# DecalGirl Skin - acu camo - Wallpaper



## DarrenG (Jan 29, 2010)

As there doesn't appear to be a wallpaper available for Kindle 2 from DecalGirl (why not  ) I've made my own from the images available on her site.

It's not great as the source artwork is low resolution but it'll do and looks OK on my Kindle.

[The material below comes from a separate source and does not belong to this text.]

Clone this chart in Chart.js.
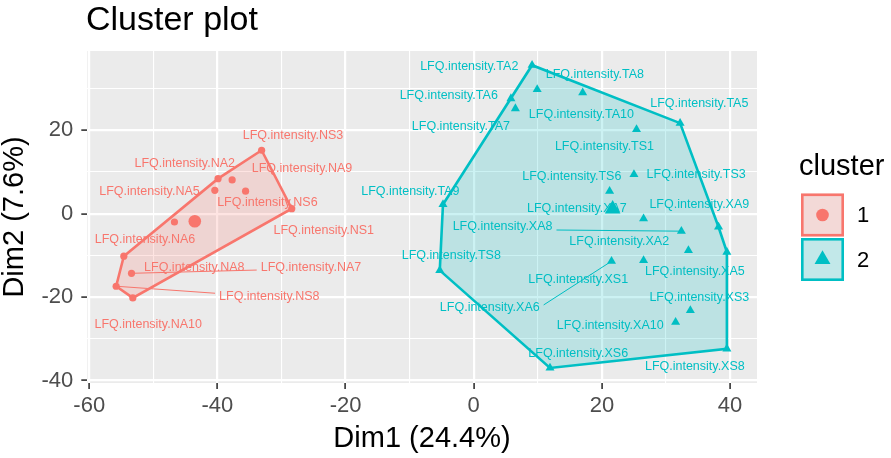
<!DOCTYPE html>
<html>
<head>
<meta charset="utf-8">
<script src="https://cdn.jsdelivr.net/npm/chart.js@4.4.0/dist/chart.umd.min.js"></script>
<style>
  html, body { margin: 0; padding: 0; background: #ffffff; }
  #wrap { width: 891px; height: 458px; }
</style>
</head>
<body>
<div id="wrap"><canvas id="clusterPlot" width="891" height="458"></canvas></div>
<script>
// --- cluster 1 (red) samples ---
const names1 = ['NS3', 'NA2', 'NA9', 'NA5', 'NS6', 'NS1', 'NA8', 'NA6', 'NA7', 'NS8', 'NA10'];
const dim1C1 = [-33.1, -39.9, -37.7, -40.4, -35.6, -28.4, -46.7, -54.6, -53.4, -55.8, -53.2];
const dim2C1 = [15.2, 8.4, 8.1, 5.6, 5.4, 1.2, -2.0, -10.2, -14.3, -17.4, -20.2];
const labelX1 = [-28.2, -45.1, -26.8, -50.6, -32.2, -23.4, -43.6, -51.3, -25.4, -31.9, -50.8];
const labelY1 = [18.8, 12.1, 10.9, 5.4, 2.6, -4.0, -12.8, -6.2, -12.8, -19.8, -26.6];

// --- cluster 2 (cyan) samples ---
const names2 = ['TA2', 'TA8', 'TA6', 'TA10', 'TA7', 'TA5', 'TS1', 'TS3', 'TS6', 'TA9', 'XA7',
                'XA9', 'XA8', 'XA2', 'XA5', 'TS8', 'XS1', 'XA6', 'XS3', 'XA10', 'XS8', 'XS6'];
const dim1C2 = [9.1, 17.0, 5.8, 9.9, 6.5, 32.2, 25.4, 25.0, 21.2, -4.8, 26.5,
                38.2, 32.4, 33.5, 39.5, -5.3, 26.5, 21.5, 33.8, 31.5, 39.5, 11.9];
const dim2C2 = [35.6, 29.0, 27.6, 29.8, 25.2, 21.7, 20.2, 9.4, 5.4, 2.2, -1.2,
                -3.2, -4.2, -8.8, -9.2, -13.6, -11.2, -11.4, -23.2, -26.0, -32.4, -37.0];
const labelX2 = [-0.7, 18.9, -3.9, 16.8, -2.0, 35.2, 20.4, 34.7, 15.3, -9.9, 16.1,
                 35.2, 4.5, 22.7, 34.5, -3.5, 16.3, 2.5, 35.2, 21.3, 34.5, 16.3];
const labelY2 = [35.3, 33.4, 28.4, 23.8, 20.8, 26.5, 16.0, 9.4, 9.0, 5.4, 1.2,
                 2.2, -3.2, -6.8, -13.8, -10.0, -15.8, -22.6, -20.0, -26.8, -36.6, -33.6];

// labels pushed far enough to get a connector segment
const segmentLabels = ['NA7', 'NS8', 'XA8', 'XA6'];

// axes
const xTicks = [-60, -40, -20, 0, 20, 40];
const xMinor = [-50, -30, -10, 10, 30];
const yTicks = [-40, -20, 0, 20];
const yMinor = [-30, -10, 10, 30];
const clusters = ['1', '2'];

const RED = '#F8766D';
const CYAN = '#00BFC4';
const FONT = '"Liberation Sans", Arial, Helvetica, sans-serif';

const toPoints = (xs, ys) => xs.map((v, i) => ({ x: v, y: ys[i] }));
const mean = a => a.reduce((s, v) => s + v, 0) / a.length;

// convex hull (monotone chain), closed
function convexHull(xs, ys) {
    const pts = toPoints(xs, ys).sort((a, b) => a.x - b.x || a.y - b.y);
    const cross = (o, a, b) => (a.x - o.x) * (b.y - o.y) - (a.y - o.y) * (b.x - o.x);
    const lower = [], upper = [];
    for (const p of pts) {
        while (lower.length >= 2 && cross(lower[lower.length - 2], lower[lower.length - 1], p) <= 0) lower.pop();
        lower.push(p);
    }
    for (const p of pts.slice().reverse()) {
        while (upper.length >= 2 && cross(upper[upper.length - 2], upper[upper.length - 1], p) <= 0) upper.pop();
        upper.push(p);
    }
    lower.pop(); upper.pop();
    const h = lower.concat(upper);
    h.push(h[0]);
    return h;
}

const groups = [
    { names: names1, dx: dim1C1, dy: dim2C1, lx: labelX1, ly: labelY1, color: RED },
    { names: names2, dx: dim1C2, dy: dim2C2, lx: labelX2, ly: labelY2, color: CYAN }
];

const isMajorX = v => xTicks.includes(v);
const isMajorY = v => yTicks.includes(v);

// grey panel + white page
const panelPlugin = {
    id: 'panel',
    beforeDraw(chart) {
        const { ctx, chartArea: a } = chart;
        ctx.save();
        ctx.fillStyle = '#FFFFFF';
        ctx.fillRect(0, 0, chart.width, chart.height);
        ctx.fillStyle = '#EBEBEB';
        ctx.fillRect(a.left, a.top, a.right - a.left, a.bottom - a.top);
        ctx.restore();
    }
};

// sample labels (under points and hulls, like the ggplot layer order)
const labelPlugin = {
    id: 'sampleLabels',
    beforeDatasetsDraw(chart) {
        const { ctx, scales: { x, y } } = chart;
        ctx.save();
        ctx.font = '12.5px ' + FONT;
        ctx.textAlign = 'center';
        ctx.textBaseline = 'middle';
        groups.forEach(g => {
            g.names.forEach((n, i) => {
                const text = 'LFQ.intensity.' + n;
                const lx = x.getPixelForValue(g.lx[i]);
                const ly = y.getPixelForValue(g.ly[i]);
                if (segmentLabels.includes(n)) {
                    const w = ctx.measureText(text).width;
                    const px = x.getPixelForValue(g.dx[i]);
                    const py = y.getPixelForValue(g.dy[i]);
                    const ex = Math.max(lx - w / 2 - 4, Math.min(px, lx + w / 2 + 4));
                    const ey = Math.max(ly - 3, Math.min(py, ly + 3));
                    ctx.strokeStyle = g.color;
                    ctx.lineWidth = 1;
                    ctx.beginPath();
                    ctx.moveTo(px, py);
                    ctx.lineTo(ex, ey);
                    ctx.stroke();
                }
                ctx.fillStyle = g.color;
                ctx.fillText(text, lx, ly);
            });
        });
        ctx.restore();
    }
};

// titles and legend
const textPlugin = {
    id: 'texts',
    afterDraw(chart) {
        const { ctx } = chart;
        ctx.save();
        ctx.fillStyle = '#000000';
        ctx.textBaseline = 'alphabetic';

        ctx.font = '34px ' + FONT;
        ctx.textAlign = 'left';
        ctx.fillText('Cluster plot', 86, 29.5);

        ctx.font = '29px ' + FONT;
        ctx.textAlign = 'center';
        ctx.fillText('Dim1 (24.4%)', 422, 446.5);

        ctx.save();
        ctx.translate(22.5, 217);
        ctx.rotate(-Math.PI / 2);
        ctx.fillText('Dim2 (7.6%)', 0, 0);
        ctx.restore();

        // legend
        ctx.textAlign = 'left';
        ctx.fillText('cluster', 799, 175);
        const keyFill = ['rgb(243,217,215)', 'rgb(194,232,233)'];
        const keyLine = [RED, CYAN];
        clusters.forEach((c, i) => {
            const kx = 801, ky = 193.5 + i * 44.5, ks = 43;
            ctx.fillStyle = keyFill[i];
            ctx.fillRect(kx, ky, ks, ks);
            ctx.strokeStyle = keyLine[i];
            ctx.lineWidth = 2.6;
            ctx.strokeRect(kx + 1.3, ky + 1.3, ks - 2.6, ks - 2.6);
            const cx = kx + ks / 2, cy = ky + ks / 2;
            ctx.fillStyle = keyLine[i];
            ctx.beginPath();
            if (i === 0) {
                ctx.arc(cx, cy, 6.3, 0, Math.PI * 2);
            } else {
                const r = 9.2;
                ctx.moveTo(cx, cy - r);
                ctx.lineTo(cx + r * Math.sin(Math.PI * 2 / 3), cy + r / 2);
                ctx.lineTo(cx - r * Math.sin(Math.PI * 2 / 3), cy + r / 2);
                ctx.closePath();
            }
            ctx.fill();
            ctx.fillStyle = '#000000';
            ctx.font = '22px ' + FONT;
            ctx.textBaseline = 'middle';
            ctx.fillText(c, 857, cy + 1);
            ctx.textBaseline = 'alphabetic';
        });
        ctx.restore();
    }
};

const gridOpts = isMajor => ({
    color: '#FFFFFF',
    lineWidth: c => isMajor(c.tick.value) ? 2.2 : 1.1,
    tickColor: c => isMajor(c.tick.value) ? '#333333' : 'rgba(0,0,0,0)',
    tickWidth: 1.6,
    tickLength: 6,
    drawTicks: true
});

const ctx = document.getElementById('clusterPlot').getContext('2d');
new Chart(ctx, {
    type: 'scatter',
    data: {
        datasets: [
            {
                label: 'hull 1',
                data: convexHull(dim1C1, dim2C1),
                showLine: true,
                fill: 'shape',
                tension: 0,
                backgroundColor: 'rgba(248,118,109,0.2)',
                borderColor: RED,
                borderWidth: 2.6,
                pointRadius: 0,
                order: 0
            },
            {
                label: 'hull 2',
                data: convexHull(dim1C2, dim2C2),
                showLine: true,
                fill: 'shape',
                tension: 0,
                backgroundColor: 'rgba(0,191,196,0.2)',
                borderColor: CYAN,
                borderWidth: 2.6,
                pointRadius: 0,
                order: 0
            },
            {
                label: 'centre 1',
                data: [{ x: mean(dim1C1), y: mean(dim2C1) }],
                pointStyle: 'circle',
                pointRadius: 6.3,
                pointBorderWidth: 0,
                backgroundColor: RED,
                order: 1
            },
            {
                label: 'centre 2',
                data: [{ x: mean(dim1C2), y: mean(dim2C2) }],
                pointStyle: 'triangle',
                pointRadius: 9,
                pointBorderWidth: 0,
                backgroundColor: CYAN,
                order: 1
            },
            {
                label: '1',
                data: toPoints(dim1C1, dim2C1),
                pointStyle: 'circle',
                pointRadius: 3.6,
                pointBorderWidth: 0,
                backgroundColor: RED,
                order: 2
            },
            {
                label: '2',
                data: toPoints(dim1C2, dim2C2),
                pointStyle: 'triangle',
                pointRadius: 5.2,
                pointBorderWidth: 0,
                backgroundColor: CYAN,
                order: 2
            }
        ]
    },
    options: {
        responsive: false,
        animation: false,
        devicePixelRatio: 1,
        layout: { padding: { top: 51, right: 134, left: 0, bottom: 0 } },
        plugins: {
            legend: { display: false },
            tooltip: { enabled: false },
            title: { display: false }
        },
        scales: {
            x: {
                type: 'linear',
                min: -60.3,
                max: 44.2,
                afterFit: s => { s.height = 75; },
                afterBuildTicks: s => { s.ticks = xTicks.concat(xMinor).sort((a, b) => a - b).map(v => ({ value: v })); },
                grid: gridOpts(isMajorX),
                border: { display: false },
                ticks: {
                    autoSkip: false,
                    maxRotation: 0,
                    padding: 4,
                    color: '#4D4D4D',
                    font: { family: FONT, size: 22 },
                    callback: v => isMajorX(v) ? String(v) : ''
                }
            },
            y: {
                type: 'linear',
                min: -40.6,
                max: 39.0,
                afterFit: s => { s.width = 87.3; },
                afterBuildTicks: s => { s.ticks = yTicks.concat(yMinor).sort((a, b) => a - b).map(v => ({ value: v })); },
                grid: gridOpts(isMajorY),
                border: { display: false },
                ticks: {
                    autoSkip: false,
                    padding: 8,
                    color: '#4D4D4D',
                    font: { family: FONT, size: 22 },
                    callback: v => isMajorY(v) ? String(v) : ''
                }
            }
        }
    },
    plugins: [panelPlugin, labelPlugin, textPlugin]
});
</script>
</body>
</html>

I've combined it with elements of the "Lonely Tree" wallpaper available here to form the wallpaper on the right:


----------



## Sariy (Jan 18, 2009)

No screensavers from DecalGirl because to do screensavers not factory installed requires a hack and DG didn't want to cause trouble with the K2's.  

And very nice SS


----------



## DarrenG (Jan 29, 2010)

It does seem a little churlish though.  Surely if anyone wants to hack their device then so long as DecalGirl clearly state it requires a hack and they cannot assist with or be held responsible for issues surrounding that it shouldn't be an issue?


----------



## drenee (Nov 11, 2008)

The screensavers were available for the K1s.  I put mine on.  It was a pretty easy install.  
Hopefully with the new applications coming out soon they will address the SS issue.
deb


----------



## Sariy (Jan 18, 2009)

Darren, when the K2 first came out there was some confusion about the warranty being voided if it was hacked and DG did not want to incur the backlash if such thing did occur.


----------



## DarrenG (Jan 29, 2010)

It still seems a little over cautious but regardless, i would not want to appear to be picking at them when on the contrary I am hugely impressed at the quality of their product.  No wallpaper was expected or promised after all!


----------